Exit de Exit

Het viel me op in een recent panelgesprek over ‘HRM en arbeidsrecht’ dat HR verantwoordelijken en dienstverleners anders beginnen aan te kijken tegen het ontslag. Dit heeft te maken met tendensen zoals het psychologisch contract, de verzelfstandiging van loonarbeid, de wijzigende verhoudingen tussen werkgever en werknemer, de arbeidsmarktkraptes en de vraag naar meer autonomie en regelvrijheid op de werkvloer. Die tendensen probeert men dan te ‘wringen’ in ‘oude’ sociaal-rechtelijke constructies en maatregelen. Zo ‘juridiseert’ men componenten van het psychologisch contract, past men arbeidsreglementen aan, voert men eerder vrijblijvende exit-gesprekken en vormt men ontslagvergoedingen voor een klein deeltje om tot een activerende maatregel. Maar de instituties als dusdanig zoals het arbeidscontract en het ontslagrecht worden niet ten gronde in vraag gesteld. Het gaat veeleer om nieuwe kotjes in het arbeidsrecht bijbouwen of hier en daar een kotje gedeeltelijk afbreken en vervangen.


Het in vraag stellen van instituties van de vorige eeuw die in een andere context zijn tot stand gekomen, is nochtans geen luxe, niet om alles zo maar weg te smijten maar wel om het bestaande te toetsen aan de sterk gewijzigde context. Met de vergrijzing van de beroepsbevolking, de structurele krapte op de arbeidsmarkt en de hoge mate van ‘onwerkbaar’ werk als achtergrond moeten we de gezagsverhoudingen die nog steeds vastzitten in arbeidscontracten, ombuigen naar wederzijdse engagementen. Dat is een heel ander uitgangspunt dan in het huidig arbeidsrecht. Dat geldt ook voor het ontslagrecht dat we zouden moeten afdanken! De premissen van het ontslagrecht zijn immers achterhaald.

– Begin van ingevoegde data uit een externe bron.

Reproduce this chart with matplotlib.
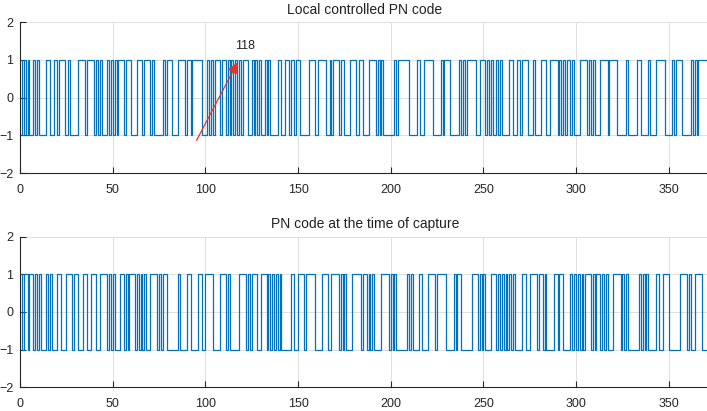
import numpy as np
import matplotlib
matplotlib.use("Agg")
import matplotlib.pyplot as plt

plt.rcParams['font.family'] = ['Liberation Sans', 'DejaVu Sans']

# run lengths of the +1/-1 chips, alternating level, first run at +1
local_runs = [1, 1, 1, 1, 1, 2, 1, 1, 1, 4, 2, 2, 2, 1, 3, 2, 1, 4, 4, 1,
              4, 1, 1, 1, 1, 3, 1, 1, 1, 1, 1, 1, 3, 1, 3, 3, 3, 1, 3, 1,
              1, 5, 1, 1, 3, 3, 4, 1, 2, 1, 5, 3, 1, 1, 1, 1, 3, 1, 2, 1,
              1, 1, 1, 1, 1, 1, 1, 1, 3, 2, 1, 1, 1, 1, 1, 2, 1, 1, 1, 4,
              2, 2, 2, 1, 2, 1, 2, 5, 3, 2, 4, 2, 1, 1, 3, 1, 2, 3, 3, 2,
              2, 3, 4, 1, 1, 1, 1, 6, 1, 1, 6, 4, 2, 2, 5, 4, 1, 1, 3, 5,
              1, 1, 1, 1, 5, 2, 3, 1, 1, 1, 1, 2, 1, 1, 1, 4, 2, 2, 2, 1,
              3, 3, 1, 3, 3, 2, 4, 1, 1, 1, 1, 1, 2, 1, 1, 3, 4, 1, 1, 1,
              1, 3, 4, 1, 4, 5, 1, 5, 2, 4, 1, 3, 5, 4, 1, 1, 3, 5, 1, 1,
              1, 1, 6]
capture_runs = [1, 1, 2, 1, 2, 1, 1, 1, 1, 3, 1, 1, 1, 3, 2, 3, 3, 1, 2, 3,
                2, 2, 3, 2, 4, 1, 1, 1, 1, 3, 2, 1, 1, 1, 3, 1, 1, 1, 1, 1,
                1, 2, 4, 1, 1, 1, 2, 6, 1, 4, 2, 4, 2, 2, 4, 4, 3, 1, 1, 5,
                4, 1, 1, 1, 3, 2, 3, 1, 1, 1, 1, 1, 1, 1, 1, 5, 2, 2, 3, 1,
                5, 4, 3, 2, 4, 1, 1, 1, 1, 3, 5, 1, 2, 1, 1, 1, 1, 4, 4, 1,
                1, 1, 1, 6, 1, 1, 1, 3, 2, 3, 4, 1, 5, 4, 1, 1, 2, 6, 3, 1,
                1, 1, 1, 3, 3, 1, 1, 1, 1, 1, 1, 1, 1, 1, 1, 4, 2, 2, 4, 1,
                2, 1, 1, 4, 2, 1, 2, 4, 1, 1, 1, 1, 1, 1, 1, 1, 3, 1, 1, 1,
                2, 1, 1, 1, 1, 3, 4, 1, 1, 1, 1, 6, 1, 1, 1, 1, 1, 4, 2, 2,
                3, 6, 4, 1, 1, 2, 4, 4, 4]

titles = ["Local controlled PN code", "PN code at the time of capture"]
peak_x, peak_y = 118, 1
arrow_tail = (94.5, -1.2)

x_max = 372
x_ticks = [0, 50, 100, 150, 200, 250, 300, 350]
y_ticks = [-2, -1, 0, 1, 2]


def expand(runs):
    levels = np.where(np.arange(len(runs)) % 2 == 0, 1, -1)
    return np.repeat(levels, runs)


fig = plt.figure(figsize=(7.07, 4.11), dpi=100)
ax1 = fig.add_axes([0.0285, 0.579, 0.975, 0.367])
ax2 = fig.add_axes([0.0285, 0.058, 0.975, 0.366])

for ax, runs, title in zip([ax1, ax2], [local_runs, capture_runs], titles):
    code = expand(runs)
    ax.stairs(code, np.arange(len(code) + 1), baseline=None,
              color='#0072BD', lw=0.9)
    ax.set_xlim(0, x_max)
    ax.set_ylim(-2, 2)
    ax.set_xticks(x_ticks)
    ax.set_yticks(y_ticks)
    ax.grid(True, color='#dedede', lw=0.7)
    ax.set_axisbelow(True)
    ax.spines['top'].set_visible(False)
    ax.spines['right'].set_visible(False)
    ax.tick_params(direction='in', length=4, width=0.8, labelsize=9,
                   colors='#262626')
    ax.tick_params(axis='x', pad=8)
    ax.tick_params(axis='y', pad=5)
    for s in ['left', 'bottom']:
        ax.spines[s].set_linewidth(0.8)
        ax.spines[s].set_color('#262626')
    ax.set_title(title, fontsize=10, pad=6, color='#222222')

ax1.annotate("", xy=(peak_x, peak_y), xytext=arrow_tail,
             arrowprops=dict(arrowstyle='-|>', color='#e3342a', lw=0.9,
                             mutation_scale=16))
ax1.text(peak_x + 3.5, peak_y + 0.22, str(peak_x), fontsize=9,
         ha='center', va='bottom', color='#222222')

fig.savefig("out.png", dpi=100)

Moeten we immers echt zoveel middelen en energie stoppen in het ontslaan van medewerkers, om hen naar de exit te leiden? Is het niet veel verstandiger om de middelen te bestemmen voor de hertewerkstelling van de medewerkers waarvan men noodgedwongen afscheid moet nemen? Er zijn immers vacatures te over … Moeten we de exit-zone niet vervangen door een transit-zone waarbij men zo snel mogelijk van werk-naar-nieuw-werk kan schakelen? Moeten we de exit-gesprekken niet vervangen door echte loopbaangesprekken die de stap naar een nieuwe baan faciliteren?


Kortom, laat ons dus het ontslagrecht vervangen door een hertewerkstellingsrecht. Dat komt de betrokken werknemer én de arbeidsmarkt ten goede. Deze praktijk versterkt ook de ‘employer branding’ van de afscheidnemende werkgever en levert een snellere vacature-invulling in voor de nieuwe werkgever. Een win voor alle partijen! Hoog tijd dus om het arbeidsrecht en inzonderheid het ontslagrecht te herdenken en te enten op de actuele uitdagingen van de arbeidsmarkt. Voer voor onze academische experten arbeidsrecht! Mijn helaas te vroeg gestorven mentor Prof Em Roger Blanpain zou er zich op gesmeten hebben!